» **SET PROBLEM**
Set the data down again, exactly as it reads, but without the pictures.

» **SUPPLIED INFORMATION**
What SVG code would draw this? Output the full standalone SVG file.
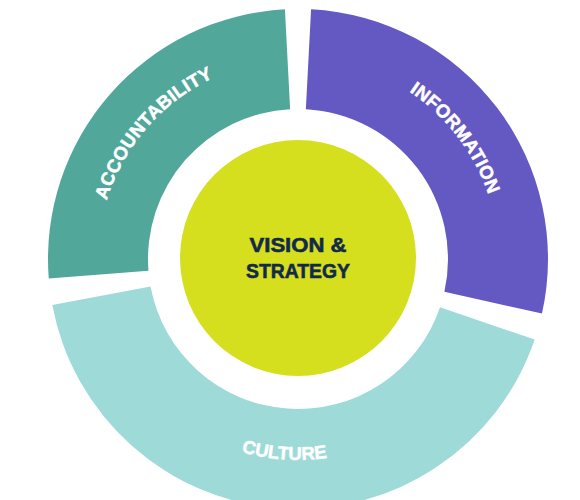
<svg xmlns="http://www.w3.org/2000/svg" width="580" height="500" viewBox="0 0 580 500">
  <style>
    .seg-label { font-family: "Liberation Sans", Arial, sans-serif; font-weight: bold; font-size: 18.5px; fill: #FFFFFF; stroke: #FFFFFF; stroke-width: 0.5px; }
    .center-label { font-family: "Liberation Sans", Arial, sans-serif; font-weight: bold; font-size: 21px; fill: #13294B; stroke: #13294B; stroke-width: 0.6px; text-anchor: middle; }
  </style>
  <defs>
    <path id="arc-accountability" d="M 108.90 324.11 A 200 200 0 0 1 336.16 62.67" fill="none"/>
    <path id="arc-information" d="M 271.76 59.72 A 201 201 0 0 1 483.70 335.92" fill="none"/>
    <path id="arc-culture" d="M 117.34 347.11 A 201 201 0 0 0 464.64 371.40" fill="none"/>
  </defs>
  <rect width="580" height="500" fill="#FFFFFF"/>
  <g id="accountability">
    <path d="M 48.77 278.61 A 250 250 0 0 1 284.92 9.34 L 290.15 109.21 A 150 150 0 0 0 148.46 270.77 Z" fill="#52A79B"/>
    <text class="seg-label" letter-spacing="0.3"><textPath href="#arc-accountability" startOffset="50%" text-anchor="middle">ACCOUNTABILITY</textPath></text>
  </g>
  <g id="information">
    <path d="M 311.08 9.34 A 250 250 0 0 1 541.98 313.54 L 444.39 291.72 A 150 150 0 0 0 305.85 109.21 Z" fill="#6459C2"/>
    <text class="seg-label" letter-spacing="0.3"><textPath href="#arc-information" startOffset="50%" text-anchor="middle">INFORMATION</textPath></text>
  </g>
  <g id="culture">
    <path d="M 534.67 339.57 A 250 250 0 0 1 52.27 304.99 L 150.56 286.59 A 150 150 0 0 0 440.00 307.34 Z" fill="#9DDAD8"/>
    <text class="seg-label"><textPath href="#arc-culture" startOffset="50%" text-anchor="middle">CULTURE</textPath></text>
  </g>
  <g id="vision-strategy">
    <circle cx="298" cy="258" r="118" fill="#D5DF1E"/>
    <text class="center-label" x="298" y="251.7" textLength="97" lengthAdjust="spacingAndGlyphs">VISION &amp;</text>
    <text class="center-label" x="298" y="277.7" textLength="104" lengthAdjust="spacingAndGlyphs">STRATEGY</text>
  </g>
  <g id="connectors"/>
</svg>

» **ANSWER TO THE PROBLEM**
What SVG code would draw this? Output the full standalone SVG file.
<svg xmlns="http://www.w3.org/2000/svg" width="580" height="500" viewBox="0 0 580 500">
  <style>
    .seg-label { font-family: "Liberation Sans", Arial, sans-serif; font-weight: bold; font-size: 18.5px; fill: #FFFFFF; stroke: #FFFFFF; stroke-width: 0.5px; }
    .center-label { font-family: "Liberation Sans", Arial, sans-serif; font-weight: bold; font-size: 21px; fill: #13294B; stroke: #13294B; stroke-width: 0.6px; text-anchor: middle; }
  </style>
  <defs>
    <path id="arc-accountability" d="M 108.90 324.11 A 200 200 0 0 1 336.16 62.67" fill="none"/>
    <path id="arc-information" d="M 271.76 59.72 A 201 201 0 0 1 483.70 335.92" fill="none"/>
    <path id="arc-culture" d="M 117.34 347.11 A 201 201 0 0 0 464.64 371.40" fill="none"/>
  </defs>
  <rect width="580" height="500" fill="#FFFFFF"/>
  <g id="accountability">
    <path d="M 48.77 278.61 A 250 250 0 0 1 284.92 9.34 L 290.15 109.21 A 150 150 0 0 0 148.46 270.77 Z" fill="#52A79B"/>
    <text class="seg-label" letter-spacing="0.3"><textPath href="#arc-accountability" startOffset="50%" text-anchor="middle">ACCOUNTABILITY</textPath></text>
  </g>
  <g id="information">
    <path d="M 311.08 9.34 A 250 250 0 0 1 541.98 313.54 L 444.39 291.72 A 150 150 0 0 0 305.85 109.21 Z" fill="#6459C2"/>
    <text class="seg-label" letter-spacing="0.3"><textPath href="#arc-information" startOffset="50%" text-anchor="middle">INFORMATION</textPath></text>
  </g>
  <g id="culture">
    <path d="M 534.67 339.57 A 250 250 0 0 1 52.27 304.99 L 150.56 286.59 A 150 150 0 0 0 440.00 307.34 Z" fill="#9DDAD8"/>
    <text class="seg-label"><textPath href="#arc-culture" startOffset="50%" text-anchor="middle">CULTURE</textPath></text>
  </g>
  <g id="vision-strategy">
    <circle cx="298" cy="258" r="118" fill="#D5DF1E"/>
    <text class="center-label" x="298" y="251.7" textLength="97" lengthAdjust="spacingAndGlyphs">VISION &amp;</text>
    <text class="center-label" x="298" y="277.7" textLength="104" lengthAdjust="spacingAndGlyphs">STRATEGY</text>
  </g>
  <g id="connectors"/>
</svg>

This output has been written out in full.